Хотелось бы здесь поставить точку. Заманчиво поставить.

Но тогда останется в тени главнейший вопрос, который не вправе обойти исследователь литературы сопротивления. Тем более книг, увидевших свет на закате сталинской эры, когда уже почти все чувствовали себя как бы в колонне зэков: «шаг влево, шаг вправо — считается побег. Конвой стреляет без предупреждения…»

Как вообще могли появиться такие книги? К каким приемам, намеренным или полуосознанным, прибегали авторы, чтобы обойти — нет, не главных редакторов типа Твардовского или Вишневского, которые все понимали и, порой рискуя головой, помогали таким книгам пробиться к читателю; как удавалось обойти даже военную цензуру, — а все книги о войне непременно посылались, кроме обычной политической цензуры, Главлита, еще и в военную, чтоб автор повести или стихотворения не выболтал ненароком военной тайны. Как удавалось антисталинским книгам прорваться сквозь оборонительные полосы сталинской цензуры?..

На это существовали свои нехитрые приемы, которые вдумчивый читатель в России прекрасно знал.

Они были нехитры, немудрящи, эти приемы, как немудрящи были запреты, наглядные, как забор из колючей проволоки.

1. «Не обобщать!»

Какие могут быть обобщения, когда у нас не как у людей! — как бы заранее предупреждает Виктор Некрасов со своей жестковатой усмешечкой.

«Не везет нашему полку. Каких-нибудь несчастных полтора месяца только воюем, и вот уже ни людей, ни пушек».

А у других, естественно, все хорошо: «Мимо проезжает длинная колонна машин с маленькими, подпрыгивающими на ухабах противотанковыми пушечками. У машин необычайно добротный вид… Это не наши… Выглядывают загорелые обросшие лица».

…А вскоре, когда героям Некрасова уж совершенно невыносимо жить, и пейзаж мучительный, тоскливый, степной, и «одуряющая, разжижающая мозги жара», тут же появляются первые части, идущие на фронт, хорошо одетые, с автоматами, касками. «Командиры в желтых скрипучих ремнях, с хлопающими по бокам новенькими планшетками. На нас смотрят чуть-чуть иронически. Сибиряки».

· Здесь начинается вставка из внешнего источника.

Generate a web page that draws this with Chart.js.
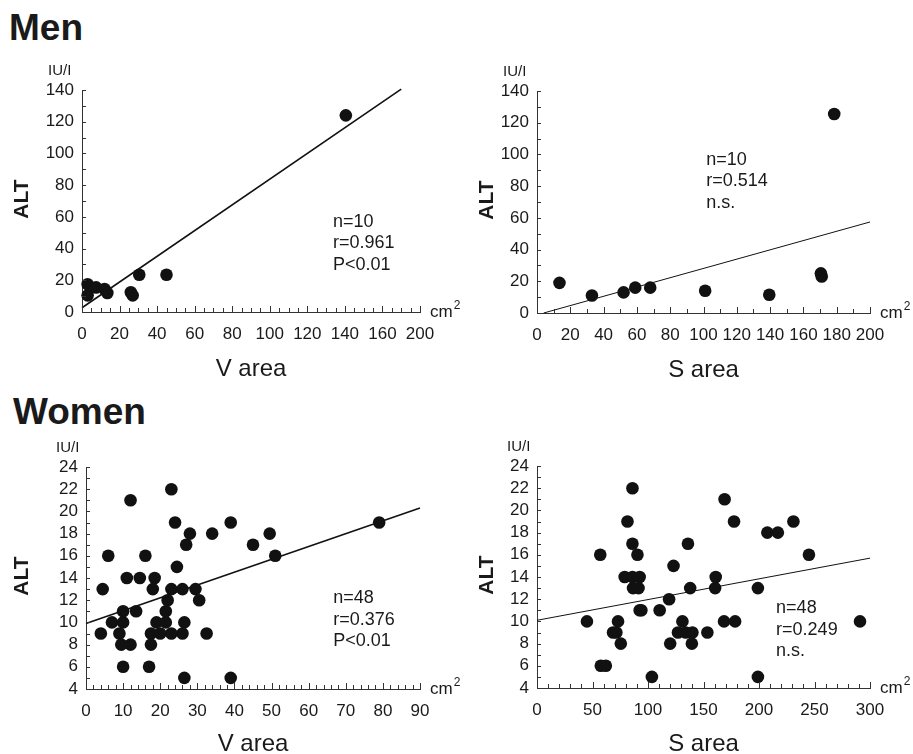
<!DOCTYPE html>
<html>
<head>
<meta charset="utf-8">
<script src="https://cdn.jsdelivr.net/npm/chart.js@4.4.0/dist/chart.umd.min.js"></script>
<style>
  body { margin: 0; width: 913px; height: 754px; overflow: hidden; background: #fff; position: relative;
         font-family: "Liberation Sans", Arial, sans-serif; color: #1a1a1a; }
  .title { position: absolute; font-weight: bold; font-size: 37px; line-height: 36px; }
  canvas { position: absolute; }
</style>
</head>
<body>
<div class="title" style="left:9px;top:10px">Men</div>
<div class="title" style="left:13px;top:394px">Women</div>
<canvas id="menV"></canvas>
<canvas id="menS"></canvas>
<canvas id="womenV"></canvas>
<canvas id="womenS"></canvas>
<script>
// ---- data ----
// Men, V area
const menVX = [3, 3, 7.5, 12, 13.5, 26, 27, 30.5, 45, 140.5];
const menVY = [17.5, 10.5, 15.5, 14.5, 12, 12.5, 10.5, 23.5, 23.5, 124];
const menVFitX = [0, 170];
const menVFitY = [2.7, 140.6];
const menVXTicks = [0, 20, 40, 60, 80, 100, 120, 140, 160, 180];
const menVXLabels = ['0', '20', '40', '60', '80', '100', '120', '140', '160', '200'];
const menVStats = ['n=10', 'r=0.961', 'P<0.01'];

// Men, S area
const menSX = [13.5, 33, 52, 59, 68, 101, 139.5, 170.5, 171, 178.5];
const menSY = [19, 11, 13, 16, 16, 14, 11.5, 25, 23, 125.5];
const menSFitX = [4, 200];
const menSFitY = [0, 57.4];
const menSXTicks = [0, 20, 40, 60, 80, 100, 120, 140, 160, 180, 200];
const menSXLabels = ['0', '20', '40', '60', '80', '100', '120', '140', '160', '180', '200'];
const menSStats = ['n=10', 'r=0.514', 'n.s.'];

// Women, V area
const womenVX = [23, 12, 24, 39, 79, 28, 34, 49.5, 27, 45, 6, 16, 51, 24.5, 11, 14.5, 18.5,
                 4.5, 18, 23, 26, 29.5, 22, 30.5, 13.5, 10, 21.5, 7, 10, 19, 21.5, 26.5,
                 4, 9, 17.5, 20, 23, 26, 32.5, 9.5, 12, 17.5, 10, 17, 26.5, 39];
const womenVY = [22, 21, 19, 19, 19, 18, 18, 18, 17, 17, 16, 16, 16, 15, 14, 14, 14,
                 13, 13, 13, 13, 13, 12, 12, 11, 11, 11, 10, 10, 10, 10, 10,
                 9, 9, 9, 9, 9, 9, 9, 8, 8, 8, 6, 6, 5, 5];
const womenVFitX = [0, 90];
const womenVFitY = [9.9, 20.3];
const womenVXTicks = [0, 10, 20, 30, 40, 50, 60, 70, 80, 90];
const womenVXLabels = ['0', '10', '20', '30', '40', '50', '60', '70', '80', '90'];
const womenVStats = ['n=48', 'r=0.376', 'P<0.01'];

// Women, S area
const womenSX = [86, 169, 81.5, 177.5, 231, 207.5, 217, 86, 136, 57, 90.5, 245, 123,
                 79, 86, 92.5, 161, 86.5, 91.5, 138, 160.5, 199, 119, 92.5, 94, 110.5,
                 45, 73, 131, 168.5, 178.5, 291, 68.5, 71.5, 127, 134, 140, 153.5,
                 75.5, 120, 139.5, 57.5, 62, 103.5, 199];
const womenSY = [22, 21, 19, 19, 19, 18, 18, 17, 17, 16, 16, 16, 15,
                 14, 14, 14, 14, 13, 13, 13, 13, 13, 12, 11, 11, 11,
                 10, 10, 10, 10, 10, 10, 9, 9, 9, 9, 9, 9,
                 8, 8, 8, 6, 6, 5, 5];
const womenSFitX = [0, 300];
const womenSFitY = [10.1, 15.7];
const womenSXTicks = [0, 50, 100, 150, 200, 250, 300];
const womenSXLabels = ['0', '50', '100', '150', '200', '250', '300'];
const womenSStats = ['n=48', 'r=0.249', 'n.s.'];

const FONT = '"Liberation Sans", Arial, sans-serif';
const INK = '#1a1a1a';

function range(a, b, s) {
  const out = [];
  for (let v = a; v <= b + 1e-9; v += s) out.push(+v.toFixed(4));
  return out;
}
function zip(xs, ys) { return xs.map((x, i) => ({ x: x, y: ys[i] })); }

// inner tick marks + all the loose text round each plot
const panelDeco = {
  id: 'panelDeco',
  afterDraw(chart, args, o) {
    const ctx = chart.ctx, a = chart.chartArea, x = chart.scales.x, y = chart.scales.y;
    ctx.save();
    ctx.strokeStyle = '#333';
    ctx.lineWidth = 1;
    ctx.beginPath();
    range(0, o.xMax, o.xMinor).forEach(v => {
      const px = Math.round(x.getPixelForValue(v)) + 0.5;
      const len = Math.abs(v / o.xMajor - Math.round(v / o.xMajor)) < 1e-6 ? 6 : 4;
      ctx.moveTo(px, a.bottom);
      ctx.lineTo(px, a.bottom - len);
    });
    range(o.yMin, o.yMax, o.yMinor).forEach(v => {
      const py = Math.round(y.getPixelForValue(v)) + 0.5;
      ctx.moveTo(a.left, py);
      ctx.lineTo(a.left + 4, py);
    });
    ctx.stroke();

    ctx.fillStyle = INK;

    // stats block
    ctx.textBaseline = 'middle';
    ctx.font = '18px ' + FONT;
    ctx.textAlign = 'left';
    const sx = x.getPixelForValue(o.statX), sy = y.getPixelForValue(o.statY);
    o.stats.forEach((t, i) => ctx.fillText(t, sx, sy + i * 21.5));

    // unit on y
    ctx.textBaseline = 'alphabetic';
    ctx.font = '15px ' + FONT;
    ctx.fillText('IU/I', a.left + o.unitDx, a.top - 15);

    // unit on x
    ctx.textBaseline = 'middle';
    ctx.font = '17px ' + FONT;
    ctx.fillText('cm', a.right + 10, a.bottom);
    const w = ctx.measureText('cm').width;
    ctx.font = '12px ' + FONT;
    ctx.fillText('2', a.right + 10 + w + 1, a.bottom - 6);

    // axis titles
    ctx.font = '24px ' + FONT;
    ctx.textAlign = 'center';
    ctx.fillText(o.xTitle, (a.left + a.right) / 2, a.bottom + o.titleDy);

    ctx.save();
    ctx.translate(a.left + o.altDx, (a.top + a.bottom) / 2 - 2);
    ctx.rotate(-Math.PI / 2);
    ctx.font = 'bold 21px ' + FONT;
    ctx.fillText('ALT', 0, 0);
    ctx.restore();

    ctx.restore();
  }
};

function makePanel(p) {
  const cv = document.getElementById(p.id);
  const W = p.R - p.L + 150, H = p.B - p.T + 110;
  cv.width = W; cv.height = H;
  cv.style.left = (p.L - 90) + 'px';
  cv.style.top = (p.T - 40) + 'px';
  cv.style.width = W + 'px';
  cv.style.height = H + 'px';

  new Chart(cv, {
    type: 'scatter',
    data: {
      datasets: [
        {
          data: zip(p.xs, p.ys),
          pointRadius: 6.3,
          pointHoverRadius: 6.3,
          backgroundColor: '#111',
          borderWidth: 0,
          clip: false
        },
        {
          type: 'line',
          data: zip(p.fitX, p.fitY),
          borderColor: '#111',
          borderWidth: p.fitW,
          pointRadius: 0,
          fill: false,
          tension: 0,
          clip: false
        }
      ]
    },
    options: {
      responsive: false,
      animation: false,
      devicePixelRatio: 1,
      events: [],
      layout: { padding: { left: 0, top: 40, right: 60, bottom: 0 }, autoPadding: false },
      plugins: {
        legend: { display: false },
        tooltip: { enabled: false },
        panelDeco: p
      },
      scales: {
        x: {
          type: 'linear',
          min: 0,
          max: p.xMax,
          grid: { display: false, drawTicks: false },
          border: { display: true, color: '#333', width: 1 },
          afterBuildTicks: s => { s.ticks = p.xTicks.map(v => ({ value: v })); },
          afterFit: s => { s.height = 70; },
          ticks: {
            autoSkip: false,
            maxRotation: 0,
            padding: 12,
            color: INK,
            font: { family: FONT, size: 17 },
            callback: (v, i) => p.xLabels[i]
          }
        },
        y: {
          type: 'linear',
          min: p.yMin,
          max: p.yMax,
          grid: { display: false, drawTicks: false },
          border: { display: true, color: '#333', width: 1 },
          afterFit: s => { s.width = 90; },
          ticks: {
            stepSize: p.yStep,
            autoSkip: false,
            padding: 8,
            color: INK,
            font: { family: FONT, size: 17 }
          }
        }
      }
    },
    plugins: [panelDeco]
  });
}

makePanel({ id: 'menV', L: 82, T: 90, R: 420, B: 312, xs: menVX, ys: menVY,
  fitX: menVFitX, fitY: menVFitY, fitW: 1.6,
  xMax: 180, xTicks: menVXTicks, xLabels: menVXLabels, xMinor: 5, xMajor: 20,
  yMin: 0, yMax: 140, yStep: 20, yMinor: 10,
  xTitle: 'V area', titleDy: 57, stats: menVStats, statX: 133.7, statY: 56.9,
  altDx: -60, unitDx: -34 });

makePanel({ id: 'menS', L: 537, T: 91, R: 870, B: 313, xs: menSX, ys: menSY,
  fitX: menSFitX, fitY: menSFitY, fitW: 1,
  xMax: 200, xTicks: menSXTicks, xLabels: menSXLabels, xMinor: 10, xMajor: 20,
  yMin: 0, yMax: 140, yStep: 20, yMinor: 10,
  xTitle: 'S area', titleDy: 57, stats: menSStats, statX: 101.6, statY: 96.7,
  altDx: -50, unitDx: -34 });

makePanel({ id: 'womenV', L: 86, T: 467, R: 420, B: 689, xs: womenVX, ys: womenVY,
  fitX: womenVFitX, fitY: womenVFitY, fitW: 1.6,
  xMax: 90, xTicks: womenVXTicks, xLabels: womenVXLabels, xMinor: 2, xMajor: 10,
  yMin: 4, yMax: 24, yStep: 2, yMinor: 1,
  xTitle: 'V area', titleDy: 55, stats: womenVStats, statX: 66.6, statY: 12.17,
  altDx: -64, unitDx: -30 });

makePanel({ id: 'womenS', L: 537, T: 466, R: 870, B: 688, xs: womenSX, ys: womenSY,
  fitX: womenSFitX, fitY: womenSFitY, fitW: 1,
  xMax: 300, xTicks: womenSXTicks, xLabels: womenSXLabels, xMinor: 10, xMajor: 50,
  yMin: 4, yMax: 24, yStep: 2, yMinor: 1,
  xTitle: 'S area', titleDy: 56, stats: womenSStats, statX: 215.4, statY: 11.2,
  altDx: -50, unitDx: -30 });
</script>
</body>
</html>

Сибиряки в зеленых стальных касках, которые от степного солнца нагреваются так, что действительно мозги плавятся, им, как видим, все на пользу. Даже жара. Они — не мы…

2. «Где руководящая роль партии?!»

Тут Сталин, как известно, не помиловал даже своего любимца Александра Фадеева, заставив его переделывать роман «Молодая гвардия». Роман, оклеветавший многих людей, и прежде всего — одного из руководителей «Молодой гвардии» Третьякевича (в романе — предатель Стахович), стал после переделок лживым безгранично: партийное подполье Краснодона, уничтоженное гестапо в первые часы оккупации, под пером Фадеева зажило, заруководило…

Как ощутил опасность Виктор Некрасов, окопный офицер, пишущий в госпитале свою первую книгу? Видать, не столько рассудком, сколько, по словам классика, поротой задницей русского человека он заранее почувствовал ржавую «колючку» цензуры и постарался преодолеть ее с минимальными потерями для художественной ткани повести.

«Дела дерьмовые, — коротко говорит один из встречных, — полк накрылся.

Мы молчим.

— Майор убит… Комиссар тоже».

Через двенадцать страниц снова как бы невзначай: «Слыхал, что майора и комиссара убило?» Через пять страниц опять, уж вовсе ни к селу, ни к городу: «Говорят, что майора и комиссара убило…»

И все ж не выдерживает норовистый Некрасов чужеродного давления. Добавляет тут же: «…Комиссара убило. Максимов будто в окружение попал. Жаль парня, с головой был. Инженер все-таки…»

Вот так раз! Убило комиссара, а жалко не его, представителя партийного руководства, а Максимова, который с головой был…

Уж лучше бы не вынуждали Виктора Некрасова к вставкам.

Но участие комиссара в боях — требование не дискуссионное. Либо есть комиссар, либо рукопись никогда не станет книгой. И вот снова обязательная «галочка». Только комиссар, видимо, уже другой: «Я один как перст остался. Комиссар в медсанбате, а начальник штаба ночью ничего не видит».

К тем же «галочкам» прибегает и Эммануил Казакевич. Комиссар, в сюжете лишний, как и у Некрасова, встречает солдата с арбузами.

Ты куда?

— Раненым.

А, раненым, это правильно, — изрекает комиссар.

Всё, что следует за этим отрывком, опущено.